Besides covering the need for weather information for end users, with the making of yr.no a revolution took place: The institute decided to stop selling weather information that was produced by the core service. Hence, all data and products that you can see on yr.no as numbers, figures and animations are available as open data. The consequence was that we gave up a marginal income in favour for the society at large.
In the context of empowering enterprises which are oriented towards new and innovative technologies, we believe a new attitude of openness within the public sector is one important source we have to explore and exploit. In order to do so, there is a need of a change in attitude in the governmental institutions and agencies on practicing openness as more than obeying the legal duty of transparency. The new openness is about making the results of our work available to the public, the ones that funds our service. Our work should be available for re-use with no restrictions. We believe that allowing re-users to have free access to data will have a huge potential to become an important contribution to foster innovation and value creation in the business sector.
At The Norwegian Meteorological Institute we are practicing this new way of openness in many ways: Our data and products are available as machine readable data (raw data).The institute provides downloading facilities as an integrated part of the yr.no-systems. Our systems are designed to take both care of our core services and the re-users, a design that had the re-users in mind from the start. Furthermore, software programs that are developed in-house are made available through open licenses; software can be freely used by anyone for their own purposes. Our research department has a significant production of scientific publications. These are published under “open access” licenses, and are available for anyone, whether they are researchers, scholars or entrepreneurs looking for new business opportunities.
Our policies are in accordance with the spirit of the PSI Directive and the goals in the ICT policy of the Norwegian Government. One of the priority areas in the ICT policy is “contributing to innovation and value creation in the business sector by arranging for development and use of services based on a digital content, making public data accessible for further use and distribution […]”.

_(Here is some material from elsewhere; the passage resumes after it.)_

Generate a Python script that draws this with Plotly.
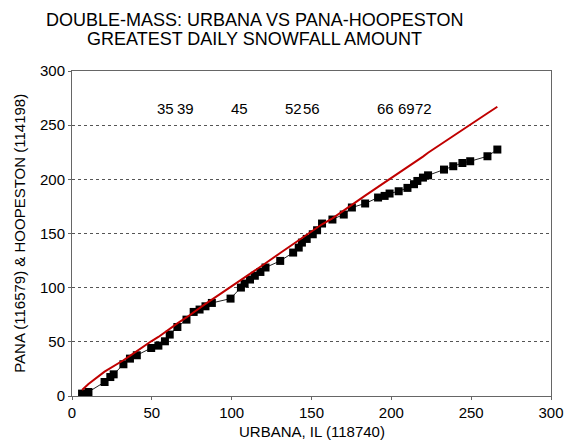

My goal in this lecture is to inspire the participants of the European Data Forum with our unique experience as a case study, and experience related to both the legal environment and experience from our dialogue with the re-use community. This way we could inspire to embrace this new way of thinking, giving some eye-opening examples from our extensive experience. I will try to show that this can foster innovation in more than one way – and in ways that we have not could foresee some years ago. For instance, in windmill projects, smart house technology and construction of ships hulls.